* Given data:
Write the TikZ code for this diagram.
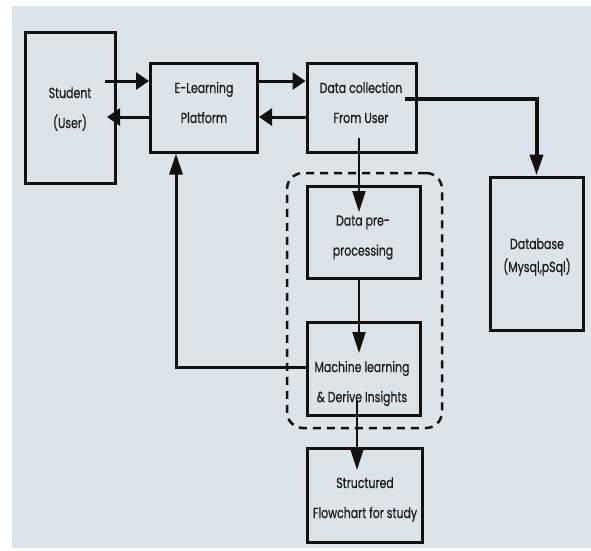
\documentclass[tikz,border=0pt]{standalone}
\usepackage{fontspec}
\setmainfont[FakeStretch=0.75,FakeBold=0.6]{Poppins}
\usetikzlibrary{arrows.meta}
\definecolor{bg}{RGB}{220,227,233}
\definecolor{ink}{RGB}{17,17,17}
\definecolor{txtc}{RGB}{28,28,28}
\begin{document}
\begin{tikzpicture}[x=1pt,y=-1pt,
  box/.style={draw=ink, line width=3pt, inner sep=0pt},
  txt/.style={align=center, text=txtc, font=\fontsize{14.6}{30}\selectfont, inner sep=0pt},
  txtdb/.style={align=center, text=txtc, font=\fontsize{14.6}{23}\selectfont, inner sep=0pt},
  harr/.style={draw=ink, line width=3pt, -{Triangle[length=13pt,width=17pt]}},
  varr/.style={draw=ink, line width=2pt, -{Triangle[length=21pt,width=13pt]}},
  grpbox/.style={draw=ink, line width=2.5pt, dash pattern=on 8pt off 6pt, rounded corners=16pt, inner sep=0pt}]
\useasboundingbox (0,0) rectangle (591,550);
\fill[white] (0,0) rectangle (591,550);
\fill[bg] (12,6) rectangle (591,548);

% group frame
\node[grpbox, minimum width=155pt, minimum height=255pt] (grp) at (364.5,300.5) {};

% boxes
\node[box, minimum width=90pt,  minimum height=151pt] (student) at (70.6,107.5) {};
\node[box, minimum width=107pt, minimum height=89pt]  (elearn)  at (204,107.5) {};
\node[box, minimum width=109pt, minimum height=89pt]  (data)    at (361.5,107.5) {};
\node[box, minimum width=93pt,  minimum height=153pt] (db)      at (536.5,253.5) {};
\node[box, minimum width=113pt, minimum height=92pt]  (pre)     at (363.5,232) {};
\node[box, minimum width=113pt, minimum height=93pt]  (ml)      at (363.5,368.5) {};
\node[box, minimum width=115pt, minimum height=94pt]  (struct)  at (364.5,495) {};

% texts
\node[txt] (tstudent) at (70,109) {Student\\(User)};
\node[txt] (telearn) at (204,102.5) {E-Learning\\Platform};
\node[txt] (tdata) at (361,102.5) {Data collection\\From User};
\node[txt] (tpre) at (363,237.5) {Data pre-\\processing};
\node[txt] (tml) at (362,383.5) {Machine learning\\\& Derive Insights};
\node[txt] (tstruct) at (365,499.5) {Structured\\Flowchart for study};
\node[txtdb] (tdb) at (537,257) {Database\\(Mysql,pSql)};

% connector ends
\coordinate (a1) at (105,81);
\coordinate (a2) at (107,117);
\coordinate (dbs) at (405,99);
\coordinate (dps) at (359,138);
\coordinate (dpe) at (359,212);
\coordinate (pme) at (359,353);
\coordinate (fb) at (176,367);
\coordinate (mss) at (357,400);
\coordinate (mse) at (357,470);

% connectors
\draw[harr] (a1) -- (elearn.west |- a1);
\draw[harr] (elearn.west |- a2) -- (a2);
\draw[harr] (elearn.east |- a1) -- (data.west |- a1);
\draw[harr] (data.west |- a2) -- (elearn.east |- a2);
\draw[varr, line width=4pt] (dbs) -| (db.north);
\draw[varr] (dps) -- (dpe);
\draw[varr] (pme |- pre.south) -- (pme);
\draw[varr, line width=3pt] (ml.west |- fb) -- (fb) -- (fb |- elearn.south);
\draw[varr] (mss) -- (mse);
\end{tikzpicture}
\end{document}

* What you will do: Reproduce every line exactly and omit all pictures.

* Full response:
Write the TikZ code for this diagram.
\documentclass[tikz,border=0pt]{standalone}
\usepackage{fontspec}
\setmainfont[FakeStretch=0.75,FakeBold=0.6]{Poppins}
\usetikzlibrary{arrows.meta}
\definecolor{bg}{RGB}{220,227,233}
\definecolor{ink}{RGB}{17,17,17}
\definecolor{txtc}{RGB}{28,28,28}
\begin{document}
\begin{tikzpicture}[x=1pt,y=-1pt,
  box/.style={draw=ink, line width=3pt, inner sep=0pt},
  txt/.style={align=center, text=txtc, font=\fontsize{14.6}{30}\selectfont, inner sep=0pt},
  txtdb/.style={align=center, text=txtc, font=\fontsize{14.6}{23}\selectfont, inner sep=0pt},
  harr/.style={draw=ink, line width=3pt, -{Triangle[length=13pt,width=17pt]}},
  varr/.style={draw=ink, line width=2pt, -{Triangle[length=21pt,width=13pt]}},
  grpbox/.style={draw=ink, line width=2.5pt, dash pattern=on 8pt off 6pt, rounded corners=16pt, inner sep=0pt}]
\useasboundingbox (0,0) rectangle (591,550);
\fill[white] (0,0) rectangle (591,550);
\fill[bg] (12,6) rectangle (591,548);

% group frame
\node[grpbox, minimum width=155pt, minimum height=255pt] (grp) at (364.5,300.5) {};

% boxes
\node[box, minimum width=90pt,  minimum height=151pt] (student) at (70.6,107.5) {};
\node[box, minimum width=107pt, minimum height=89pt]  (elearn)  at (204,107.5) {};
\node[box, minimum width=109pt, minimum height=89pt]  (data)    at (361.5,107.5) {};
\node[box, minimum width=93pt,  minimum height=153pt] (db)      at (536.5,253.5) {};
\node[box, minimum width=113pt, minimum height=92pt]  (pre)     at (363.5,232) {};
\node[box, minimum width=113pt, minimum height=93pt]  (ml)      at (363.5,368.5) {};
\node[box, minimum width=115pt, minimum height=94pt]  (struct)  at (364.5,495) {};

% texts
\node[txt] (tstudent) at (70,109) {Student\\(User)};
\node[txt] (telearn) at (204,102.5) {E-Learning\\Platform};
\node[txt] (tdata) at (361,102.5) {Data collection\\From User};
\node[txt] (tpre) at (363,237.5) {Data pre-\\processing};
\node[txt] (tml) at (362,383.5) {Machine learning\\\& Derive Insights};
\node[txt] (tstruct) at (365,499.5) {Structured\\Flowchart for study};
\node[txtdb] (tdb) at (537,257) {Database\\(Mysql,pSql)};

% connector ends
\coordinate (a1) at (105,81);
\coordinate (a2) at (107,117);
\coordinate (dbs) at (405,99);
\coordinate (dps) at (359,138);
\coordinate (dpe) at (359,212);
\coordinate (pme) at (359,353);
\coordinate (fb) at (176,367);
\coordinate (mss) at (357,400);
\coordinate (mse) at (357,470);

% connectors
\draw[harr] (a1) -- (elearn.west |- a1);
\draw[harr] (elearn.west |- a2) -- (a2);
\draw[harr] (elearn.east |- a1) -- (data.west |- a1);
\draw[harr] (data.west |- a2) -- (elearn.east |- a2);
\draw[varr, line width=4pt] (dbs) -| (db.north);
\draw[varr] (dps) -- (dpe);
\draw[varr] (pme |- pre.south) -- (pme);
\draw[varr, line width=3pt] (ml.west |- fb) -- (fb) -- (fb |- elearn.south);
\draw[varr] (mss) -- (mse);
\end{tikzpicture}
\end{document}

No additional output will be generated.